Mary Parker and her husband Bill bought the bungalow at 146 Penmoken Park in 2005 thinking it would be a great house for their sons to live in while they attended the University of Kentucky.
Built in 1937, the house was what they considered "typical student housing." The living room served as a bedroom, the outside of the house was covered in tan siding.
"It was good enough for them and we knew they wouldn't hurt it," said Mary Parker.
But even back in 2005, she knew the house had unrealized potential, kind of like a pretty girl in matronly dress.
"I thought it was a darling house and could really be cute," said Parker.
About a year ago, the Parkers started renovating the home in earnest.
This isn't their first project. Their massive home in Hardin County had been a decades-long project. But as their family grew up, the house — which had five bathrooms — was too big and too far out in the country.
"I was looking for a community and that is what I have found here," said Mary Parker of her Penmoken neighborhood.
So the soon-to-be retired and retired federal civil service workers teamed up for another rehab project.
She takes care of the inside and the decorating. He does the carpentry and heavy lifting. When he has something unwieldy to cut with a saw she becomes his "sit upon" and sits on the item to hold it in place.
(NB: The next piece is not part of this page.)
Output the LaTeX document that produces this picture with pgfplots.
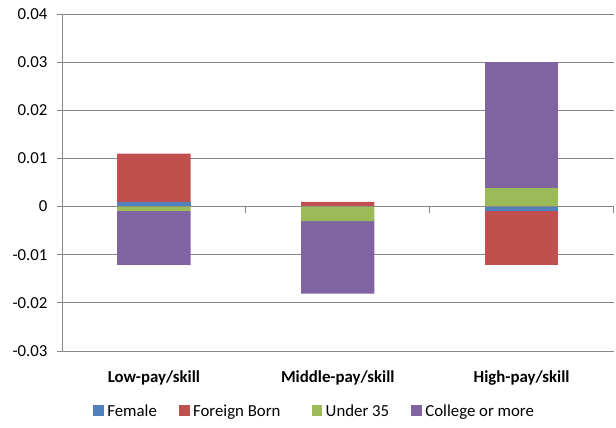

They've been working things out like that for a long time.
The couple met when she was just 17 and new to Hardin County. Her family was staying at the local motel and she was by the pool in a swimsuit.
He drove by in his '68 Nova with black stripes, engine humming, music blaring. He was 21, a local disc jockey and the drummer in a band. When telling the story, Bill Parker shakes his balding head to indicate that back then there were some pretty luscious curls there instead.
He was stunned when he hollered at her to come to the car and she said no.
"How could she possibly resist all that," said Bill Parker, laughing at the memory.
"I thought 'my Lord, what was that,'" said Mary Parker about her first reaction to him.
She told him he needed to talk to her father before she could speak to him, figuring that would be the end of it. But he drove around the block and came back and they've been together ever since.
They have a shared passion for history and enjoy learning about the origin of bungalows and the era in which their house was built. They work together to find the right accessories, like a table near the door they found at an antique auction for $20 or the wrought iron fence in the front yard.
"My favorite thing is seeing it like it might have been in 1937," said Bill Parker.
This is not a renovation with an endless budget. They saved up some money before Bill Parker retired. She shops at Hobby Lobby for things to go on sale and watches online sales for historical salvage that might fit into the warm, comforting atmosphere she is in the midst of fine tuning.
Mostly, they both love their new neighborhood and have seen a resurgence of many of the 50 houses on the street, many in various stages of renovation.
"It's an old-fashion neighborhood," said Bill Parker.
The couple likes nothing better than sitting on the front porch and chatting with folks as they walk by with their dogs or take their babies for a stroll.
They enjoy playing cards with the neighbors. And they plan to take advantage of the free classes taught to senior citizens through the University of Kentucky. They like that they can easily walk places or drive to a variety of restaurants and entertainment nearby. They are kind of tickled by it all, actually.
"It's mid-America and it's wonderful," said Bill Parker.
They are still working on the house. There is woodwork to be finished. Chair rails to put up. Trim to be finished.
"There is a dim glow at the end of the tunnel" that is their project, Mary Parker said. They don't really have a schedule and they are the kind of folks who tend to like somewhere to tinker, especially Bill.
"If I can get it done a week before I die, that would be great," said Bill, with a smile.